*In urban centers where the costs of living are high and the streets are crowded, many pedestrians are starting to wonder why would anyone want to own their own vehicle?
The average car buyer has to finance their vehicle and faces an average of $17,966 in auto debt, while an Uber, Lyft, or ride on public transportation only costs a few bucks.
But the U.S. has a car habit. Regardless of where you live, even in New York City, cars are everywhere. American industry once thrived on auto production, but now Detroit, the Motor City; Houston, the oil capital; and Los Angeles, a highway haven, have all encouraged walking and the use of public transportation. Could this finally be the end of the automobile as we know it?
The rise of health and eco-consciousness as well as the promise of new self-driving cars have changed the outlook of the American autoscape. Bikes and pedestrians are seen more commonly alongside the remaining cars. While self-driving cars have yet to make a mainstream sweep, they have been tested, and are anticipated to take ride share services by storm within the next decade.
But what happens to these pedestrians when the automated cars run rampant? With a driver behind the wheel it’s hard enough to avoid a collision with cyclists or walkers. When there’s no one on the brakes, what happens then?

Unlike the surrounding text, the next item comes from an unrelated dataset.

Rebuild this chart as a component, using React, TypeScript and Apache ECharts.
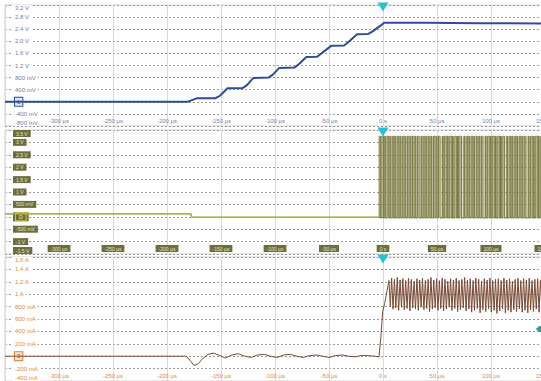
import React, { useEffect, useRef } from "react";
import * as echarts from "echarts";

// ---------- tick labels ----------
const timeTickLabels = ["-350 µs", "-300 µs", "-250 µs", "-200 µs", "-150 µs", "-100 µs", "-50 µs", "0 s", "50 µs", "100 µs", "150 µs"];
const ch1TickLabels = ["-800 mV", "-400 mV", "0", "400 mV", "800 mV", "1.2 V", "1.6 V", "2.0 V", "2.4 V", "2.8 V", "3.2 V"];
const ch2TickLabels = ["-1.5 V", "-1 V", "-500 mV", "0", "500 mV", "1 V", "1.5 V", "2 V", "2.5 V", "3 V", "3.5 V"];
const ch3TickLabels = ["-400 mA", "-200 mA", "0", "200 mA", "400 mA", "600 mA", "800 mA", "1 A", "1.2 A", "1.4 A", "1.6 A"];

// ---------- channel 1: staircase voltage (µs, V) ----------
const ch1Voltage: [number, number][] = [
  [-350, 0], [-181, 0], [-178, 0.04], [-172, 0.12], [-155, 0.12], [-151, 0.2], [-144, 0.45],
  [-130, 0.45], [-126, 0.55], [-120, 0.79], [-106, 0.8], [-102, 0.9], [-96, 1.12],
  [-82, 1.13], [-78, 1.24], [-71, 1.48], [-61, 1.49], [-57, 1.6], [-48, 1.85],
  [-36, 1.86], [-32, 1.98], [-24, 2.23], [-14, 2.24], [-10, 2.32], [-3, 2.5], [1, 2.61],
  [40, 2.61], [90, 2.6], [150, 2.59],
];

// ---------- channel 2: digital line (µs, V) ----------
const digitalIdle: [number, number][] = [[-350, 0.12], [-178, 0.12], [-177, -0.02], [-4, -0.02]];
const digitalHighV = 3.25;
const digitalLowV = -0.05;
const digitalPulsesUs: [number, number][] = [
  [-3.5, -2.2], [-1.0, 0.4], [1.6, 2.5], [3.9, 5.3], [6.4, 7.2], [8.6, 9.9], [11.0, 11.8], [13.2, 14.6],
  [15.7, 16.5], [17.9, 19.3], [20.4, 21.1], [22.6, 24.0], [25.1, 25.9], [27.3, 28.7], [29.8, 30.5],
  [32.0, 33.4], [35.2, 36.0], [37.3, 38.7], [39.8, 40.6], [42.0, 43.4], [44.5, 45.2], [46.7, 48.1],
  [49.2, 50.0], [51.4, 52.8], [55.0, 55.8], [57.1, 58.5], [59.6, 60.4], [61.8, 63.2], [64.3, 65.0],
  [66.5, 67.9], [69.0, 69.8], [71.2, 72.6], [74.9, 75.6], [77.0, 78.4], [79.5, 80.3], [81.7, 83.1],
  [84.2, 84.9], [86.4, 87.8], [88.9, 89.7], [91.1, 92.5], [94.7, 95.5], [96.9, 98.3], [99.4, 100.2],
  [101.6, 103.0], [104.1, 104.8], [106.3, 107.7], [108.8, 109.6], [111.0, 112.4], [114.6, 115.4],
  [116.8, 118.2], [119.3, 120.1], [121.5, 122.9], [124.0, 124.7], [126.2, 127.6], [128.7, 129.5],
  [130.9, 132.3], [134.5, 135.3], [136.7, 138.1], [139.2, 140.0], [141.4, 142.8], [143.9, 144.6],
  [146.1, 147.5], [148.6, 149.4], [150.8, 152.2],
];

// ---------- channel 3: current (µs, A) ----------
const currentIdle: [number, number][] = [
  [-350, 0.0], [-182, 0.0], [-178, -0.08], [-175, -0.15], [-171, -0.12], [-167, -0.04], [-162, 0.03],
  [-157, 0.05], [-151, 0.01], [-146, -0.03], [-140, 0.02], [-134, 0.04], [-128, 0.0], [-122, -0.02],
  [-116, 0.02], [-110, 0.03], [-104, 0.0], [-98, -0.02], [-92, 0.02], [-86, 0.03], [-80, 0.0],
  [-74, -0.02], [-68, 0.01], [-62, 0.02], [-56, 0.0], [-50, -0.02], [-44, 0.01], [-38, 0.02],
  [-32, 0.0], [-26, -0.01], [-20, 0.01], [-14, 0.01], [-8, 0.0], [-3.7, -0.01], [-2, 0.3],
  [-0.3, 0.72], [1.5, 0.85], [3, 0.98],
];
const currentBurst: [number, number][] = [
  [5.5, 1.22], [6.8, 0.8], [8.0, 1.26], [9.3, 0.76], [10.6, 1.24], [11.9, 0.78], [13.2, 1.27], [14.5, 0.74],
  [15.8, 1.23], [17.1, 0.79], [18.4, 1.25], [19.7, 0.75], [21.0, 1.22], [22.3, 0.77], [23.6, 1.26], [24.9, 0.73],
  [26.2, 1.24], [27.5, 0.78], [28.8, 1.21], [30.1, 0.76], [31.4, 1.25], [32.7, 0.74], [34.0, 1.23], [35.3, 0.79],
  [36.6, 1.26], [37.9, 0.75], [39.2, 1.22], [40.5, 0.77], [41.8, 1.24], [43.1, 0.72], [44.4, 1.27], [45.7, 0.76],
  [47.0, 1.23], [48.3, 0.78], [49.6, 1.25], [50.9, 0.74], [52.2, 1.22], [53.5, 0.77], [54.8, 1.26], [56.1, 0.73],
  [57.4, 1.24], [58.7, 0.76], [60.0, 1.21], [61.3, 0.79], [62.6, 1.25], [63.9, 0.74], [65.2, 1.23], [66.5, 0.77],
  [67.8, 1.26], [69.1, 0.72], [70.4, 1.22], [71.7, 0.75], [73.0, 1.24], [74.3, 0.78], [75.6, 1.27], [76.9, 0.73],
  [78.2, 1.23], [79.5, 0.76], [80.8, 1.25], [82.1, 0.71], [83.4, 1.22], [84.7, 0.74], [86.0, 1.26], [87.3, 0.77],
  [88.6, 1.24], [89.9, 0.7], [91.2, 1.21], [92.5, 0.75], [93.8, 1.25], [95.1, 0.72], [96.4, 1.23], [97.7, 0.76],
  [99.0, 1.26], [100.3, 0.71], [101.6, 1.22], [102.9, 0.74], [104.2, 1.24], [105.5, 0.69], [106.8, 1.25], [108.1, 0.73],
  [109.4, 1.22], [110.7, 0.76], [112.0, 1.26], [113.3, 0.7], [114.6, 1.23], [115.9, 0.74], [117.2, 1.25], [118.5, 0.71],
  [119.8, 1.21], [121.1, 0.75], [122.4, 1.24], [123.7, 0.72], [125.0, 1.26], [126.3, 0.76], [127.6, 1.22], [128.9, 0.71],
  [130.2, 1.25], [131.5, 0.74], [132.8, 1.23], [134.1, 0.7], [135.4, 1.26], [136.7, 0.75], [138.0, 1.22], [139.3, 0.72],
  [140.6, 1.24], [141.9, 0.76], [143.2, 1.25], [144.5, 0.71], [145.8, 1.23], [147.1, 0.74], [148.4, 1.26], [149.7, 0.72],
  [151.0, 1.24],
];
const refMarker: [number, number] = [146, 0.44];

const FONT = "Liberation Sans";
const T_MIN = -350, T_MAX = 150, T_INT = 50;

function tickLabel(labels: string[], min: number, interval: number, v: number) {
  const i = Math.round((v - min) / interval);
  return labels[i] ?? "";
}

function buildDigital(): [number, number][] {
  const out: [number, number][] = [...digitalIdle];
  for (const [r, f] of digitalPulsesUs) {
    out.push([r, digitalLowV], [r, digitalHighV], [f, digitalHighV], [f, digitalLowV]);
  }
  return out;
}

export default function App() {
  const ref = useRef<HTMLDivElement>(null);
  useEffect(() => {
    if (!ref.current) return;
    const chart = echarts.init(ref.current, undefined, { renderer: "svg" });
    const grids = [
      { left: 5, width: 540, top: 5, height: 121 },
      { left: 5, width: 540, top: 130, height: 124 },
      { left: 5, width: 540, top: 257, height: 124 },
    ].map((g) => ({
      ...g, show: true, borderColor: "#d4d4d4", borderWidth: 1, backgroundColor: "#ffffff",
      containLabel: false, outerBoundsMode: "none",
    }));

    const xLabelStyles = [
      { color: "#7083b0", fontSize: 6 },
      { color: "#e6e6c4", fontSize: 5, backgroundColor: "#6e6e3c", padding: [1, 3] },
      { color: "#e2874a", fontSize: 6 },
    ];
    const xAxes = [0, 1, 2].map((i) => ({
      type: "value",
      gridIndex: i,
      min: T_MIN,
      max: T_MAX,
      interval: T_INT,
      axisLine: { show: false },
      axisTick: { show: false },
      splitLine: { show: true, lineStyle: { color: "#d9d9d9", width: 1, type: "solid" } },
      axisLabel: {
        inside: true,
        margin: 2,
        showMinLabel: false,
        showMaxLabel: true,
        hideOverlap: false,
        fontFamily: FONT,
        formatter: (v: number) => tickLabel(timeTickLabels, T_MIN, T_INT, v),
        ...xLabelStyles[i],
      },
    }));

    const ySpecs = [
      { min: -0.8, max: 3.2, interval: 0.4, labels: ch1TickLabels, marker: "1",
        label: { color: "#6a7db2", fontSize: 6, backgroundColor: "#ffffff", padding: [0, 2] },
        markerStyle: { color: "#2f4f9f", borderColor: "#2f4f9f", borderWidth: 1, backgroundColor: "#dfe6f6", padding: [1, 2], fontSize: 6 } },
      { min: -1.5, max: 3.5, interval: 0.5, labels: ch2TickLabels, marker: "D",
        label: { color: "#e6e6c4", fontSize: 5, backgroundColor: "#6e6e3c", padding: [1, 3] },
        markerStyle: { color: "#f0f0a0", borderColor: "#c8c83a", borderWidth: 1, backgroundColor: "#6e6e3c", padding: [1, 3], fontSize: 5 } },
      { min: -0.4, max: 1.6, interval: 0.2, labels: ch3TickLabels, marker: "3",
        label: { color: "#e2874a", fontSize: 6, backgroundColor: "#ffffff", padding: [0, 2] },
        markerStyle: { color: "#c0561c", borderColor: "#e07a3a", borderWidth: 1, backgroundColor: "#fbe3d2", padding: [1, 2], fontSize: 6 } },
    ];
    const yAxes = ySpecs.map((s, i) => ({
      type: "value",
      gridIndex: i,
      min: s.min,
      max: s.max,
      interval: s.interval,
      axisLine: { show: false },
      axisTick: { show: false },
      splitLine: { show: true, lineStyle: { color: "#9c9c9c", width: 1, type: [2, 2] } },
      axisLabel: {
        inside: true,
        margin: 8,
        fontFamily: FONT,
        verticalAlignMinLabel: "bottom",
        verticalAlignMaxLabel: "top",
        ...s.label,
        formatter: (v: number) => {
          const t = tickLabel(s.labels, s.min, s.interval, v);
          return t === "0" ? `{m|${s.marker}}` : t;
        },
        rich: { m: { ...s.markerStyle, fontFamily: FONT } },
      },
    }));

    const trig = (ymax: number) => ({
      silent: true,
      symbol: "triangle",
      symbolRotate: 180,
      symbolSize: [11, 9],
      symbolOffset: [0, 2],
      itemStyle: { color: "#22c3d6" },
      label: { show: false },
      data: [{ coord: [0, ymax] }],
    });

    chart.setOption({
      animation: false,
      grid: grids,
      xAxis: xAxes,
      yAxis: yAxes,
      series: [
        {
          type: "line", xAxisIndex: 0, yAxisIndex: 0, data: ch1Voltage, showSymbol: false,
          lineStyle: { color: "#2d4c9c", width: 2 }, markPoint: trig(3.2), z: 5,
        },
        {
          type: "line", xAxisIndex: 1, yAxisIndex: 1, data: buildDigital(), showSymbol: false,
          lineStyle: { color: "#6f6f35", width: 0.9 },
          markArea: {
            silent: true,
            itemStyle: { color: "rgba(185,185,135,0.45)" },
            data: [[{ coord: [-4, digitalLowV] }, { coord: [T_MAX, digitalHighV] }]],
          },
          markPoint: trig(3.5), z: 5,
        },
        {
          type: "line", xAxisIndex: 1, yAxisIndex: 1, data: digitalIdle, showSymbol: false,
          lineStyle: { color: "#b4b43c", width: 1.5 }, z: 6,
        },
        {
          type: "line", xAxisIndex: 2, yAxisIndex: 2, data: [...currentIdle, ...currentBurst], showSymbol: false,
          lineStyle: { color: "#7a4a34", width: 1 },
          markPoint: {
            ...trig(1.6),
            data: [
              { coord: [0, 1.6] },
              { coord: refMarker, symbol: "path://M0,5 L5,0 L14,0 L14,10 L5,10 Z", symbolRotate: 0, symbolSize: [10, 6], symbolOffset: [0, 0], itemStyle: { color: "#2a9c9c" } },
            ],
          },
          z: 5,
        },
      ],
    });
    return () => chart.dispose();
  }, []);
  return <div ref={ref} style={{ position: "absolute", left: 0, top: 0, width: 541, height: 381, background: "#fff" }} />;
}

According to Adam Millard-Ball, assistant professor of environmental studies at UC Santa Cruz, the outlook for urban pedestrians in the age of automated vehicles may be better than many anticipate.
“Pedestrians routinely play the game of chicken,” Millard-Ball wrote in a recent report titled ‘Pedestrians, Autonomous Vehicles, and Cities‘. This is nothing new. Since cars first hit the road, pedestrians have been playing a game of survival in order to avoid being hit.
Millard-Ball believes that since new autonomous vehicles will be designed to minimize risk, they will inherently become more cautious regarding pedestrians, giving way to a walker- and biker-dominated urban center.
This paradigm shift could be the biggest thing to happen to American traffic since automobiles became prevalent roughly one century ago.
Risks of impaired or distracted driving often cause more pedestrians to be careful on the roads, knowing that — most likely — the driver behind the wheels doesn’t want to hurt them.
The self-driving cars will be programmed to follow the rules of the road, including obeying stop signs, yields, speed limits, and of course, crosswalks. But by introducing safety features that account for stray pedestrians on any part of the road, pedestrians might begin to become more reckless, for lack of a better term.
When self-driving cars arrive, however, pedestrian domination will likely be commonplace, according to Millard-Ball.
How this pedestrian behavior will impact those who still drive their own cars, however, is yet to be determined.